A social media plea for a missing quilt is entering its eighth month without a response.
Whitney Lafrenz posted the message about the lost quilt made from T-shirts garnered the past 40 years by her mother, Faye Bremer of Luverne.
The quilt went missing more than a year ago.
“It was possibly left behind at a sporting event or marching band competition,” Lafrenz wrote.
“Mom did travel to Nashville around the time it went missing, so there’s a possibility. But more likely it was lost in the Midwest.”
Bremer received the hand-made quilt from her children for Christmas in 2016, and it represents more than 40 years of memories for the family.
It’s constructed using 24 T-shirts from Geneva Beach Resort in Alexandria, a longtime vacation destination for her husband, Gordy Bremer’s, family.
Faye attended her first Bremer family vacation at the resort in 1976, and Lafrenz grew up going spending time there.
“The draw to Geneva Beach Resort is that no matter what age our family is, everyone enjoys it,” Lafrenz said.

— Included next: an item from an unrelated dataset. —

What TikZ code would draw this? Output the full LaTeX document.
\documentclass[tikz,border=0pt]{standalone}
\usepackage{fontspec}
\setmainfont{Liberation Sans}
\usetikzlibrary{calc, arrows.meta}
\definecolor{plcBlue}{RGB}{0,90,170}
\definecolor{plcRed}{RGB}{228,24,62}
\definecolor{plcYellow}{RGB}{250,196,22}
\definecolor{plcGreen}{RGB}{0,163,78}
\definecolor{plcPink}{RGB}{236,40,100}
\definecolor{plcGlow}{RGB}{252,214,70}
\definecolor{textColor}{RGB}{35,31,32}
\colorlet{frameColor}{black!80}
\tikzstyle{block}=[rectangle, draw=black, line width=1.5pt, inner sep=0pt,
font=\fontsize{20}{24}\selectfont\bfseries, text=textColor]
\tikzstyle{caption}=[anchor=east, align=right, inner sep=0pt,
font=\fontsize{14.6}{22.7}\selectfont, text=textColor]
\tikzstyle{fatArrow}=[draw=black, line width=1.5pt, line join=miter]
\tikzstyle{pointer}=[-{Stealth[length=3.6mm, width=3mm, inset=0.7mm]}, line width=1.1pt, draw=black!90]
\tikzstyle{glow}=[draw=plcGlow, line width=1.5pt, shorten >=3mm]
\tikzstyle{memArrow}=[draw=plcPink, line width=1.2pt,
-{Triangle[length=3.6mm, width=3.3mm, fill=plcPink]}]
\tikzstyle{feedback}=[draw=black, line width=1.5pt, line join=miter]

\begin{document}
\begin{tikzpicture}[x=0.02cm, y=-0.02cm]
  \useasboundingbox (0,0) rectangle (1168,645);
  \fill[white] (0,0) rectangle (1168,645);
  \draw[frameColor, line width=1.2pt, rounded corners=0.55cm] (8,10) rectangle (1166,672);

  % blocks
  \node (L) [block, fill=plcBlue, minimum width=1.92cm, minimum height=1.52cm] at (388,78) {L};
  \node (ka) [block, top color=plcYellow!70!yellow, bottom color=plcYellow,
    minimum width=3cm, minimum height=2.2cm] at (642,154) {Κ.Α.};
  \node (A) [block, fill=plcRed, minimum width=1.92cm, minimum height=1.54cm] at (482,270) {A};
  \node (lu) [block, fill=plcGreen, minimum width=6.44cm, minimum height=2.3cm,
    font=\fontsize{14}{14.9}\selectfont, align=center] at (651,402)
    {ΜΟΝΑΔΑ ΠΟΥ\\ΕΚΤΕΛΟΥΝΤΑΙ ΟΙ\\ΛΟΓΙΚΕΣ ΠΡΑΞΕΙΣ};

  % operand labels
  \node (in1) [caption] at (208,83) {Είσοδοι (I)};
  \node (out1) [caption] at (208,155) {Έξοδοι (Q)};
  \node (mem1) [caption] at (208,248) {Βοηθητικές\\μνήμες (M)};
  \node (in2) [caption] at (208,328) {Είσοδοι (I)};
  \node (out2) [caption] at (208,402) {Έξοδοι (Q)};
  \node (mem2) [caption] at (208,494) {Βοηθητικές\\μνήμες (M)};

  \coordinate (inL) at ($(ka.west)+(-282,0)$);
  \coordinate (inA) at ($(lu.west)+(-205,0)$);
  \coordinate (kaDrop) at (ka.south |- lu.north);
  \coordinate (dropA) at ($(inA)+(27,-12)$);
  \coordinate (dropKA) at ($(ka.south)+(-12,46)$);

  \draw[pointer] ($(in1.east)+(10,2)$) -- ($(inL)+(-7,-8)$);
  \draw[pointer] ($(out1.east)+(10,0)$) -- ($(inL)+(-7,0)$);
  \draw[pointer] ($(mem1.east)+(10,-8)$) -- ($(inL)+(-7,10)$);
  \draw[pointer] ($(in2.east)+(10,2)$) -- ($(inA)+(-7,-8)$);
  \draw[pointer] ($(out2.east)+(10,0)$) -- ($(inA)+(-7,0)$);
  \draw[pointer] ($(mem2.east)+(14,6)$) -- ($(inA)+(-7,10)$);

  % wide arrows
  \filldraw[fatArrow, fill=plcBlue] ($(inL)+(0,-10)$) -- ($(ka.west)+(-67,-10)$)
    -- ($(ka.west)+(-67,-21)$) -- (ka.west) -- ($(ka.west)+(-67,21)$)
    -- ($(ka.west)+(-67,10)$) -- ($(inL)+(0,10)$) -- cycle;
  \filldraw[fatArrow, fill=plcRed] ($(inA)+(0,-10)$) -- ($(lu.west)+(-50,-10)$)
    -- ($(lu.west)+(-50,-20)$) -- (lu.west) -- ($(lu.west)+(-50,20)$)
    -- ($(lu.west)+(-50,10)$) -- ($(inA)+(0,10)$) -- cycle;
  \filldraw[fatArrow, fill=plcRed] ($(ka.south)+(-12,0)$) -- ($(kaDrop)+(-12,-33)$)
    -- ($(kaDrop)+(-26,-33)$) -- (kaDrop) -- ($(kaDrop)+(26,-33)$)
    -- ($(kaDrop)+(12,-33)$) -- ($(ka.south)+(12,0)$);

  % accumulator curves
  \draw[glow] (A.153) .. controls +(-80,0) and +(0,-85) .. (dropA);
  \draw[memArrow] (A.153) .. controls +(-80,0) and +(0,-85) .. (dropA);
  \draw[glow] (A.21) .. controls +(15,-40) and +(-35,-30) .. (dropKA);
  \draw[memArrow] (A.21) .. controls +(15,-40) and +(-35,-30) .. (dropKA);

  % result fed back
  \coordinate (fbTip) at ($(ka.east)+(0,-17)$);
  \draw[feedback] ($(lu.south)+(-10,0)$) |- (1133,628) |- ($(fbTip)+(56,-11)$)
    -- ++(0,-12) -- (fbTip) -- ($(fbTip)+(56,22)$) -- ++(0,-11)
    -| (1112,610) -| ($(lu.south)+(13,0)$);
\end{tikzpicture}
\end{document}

For years Geneva Beach Resort T-shirts were purchased to preserve memories of the weeklong stays.
And once the T-shirts were outgrown or no longer wanted by users as a souvenir, Faye would collect the shirts.
“Some of those shirts really rolled through the whole family,” Lafrenz said.
Many date back 20 to 30 years.
Bremer took the full-sized blanket everywhere, primarily at her eight grandchildren’s events.
“It was a soccer quilt, the baseball quilt — she really used it which is how this happened and it went missing,” Lafrenz said. “We don’t know exactly when it went missing.”
The quilt was last seen when Bremer traveled to Nashville, Tennessee.
After months of searching for the quilt themselves, Lafrenz wrote about the loss on her social media page in March.
She reshared the post in late November when no one responded.
“You wonder if someone just found it and donated it or, worst case, it got thrown away. That would really be too bad,” Lafrenz said.
“It’s hard to believe if someone found it with all those shirts and with all the resources we have now, they’d google Geneva Beach Resort and send them a message, ‘Hey, this looks important to somebody,’ or something like that.”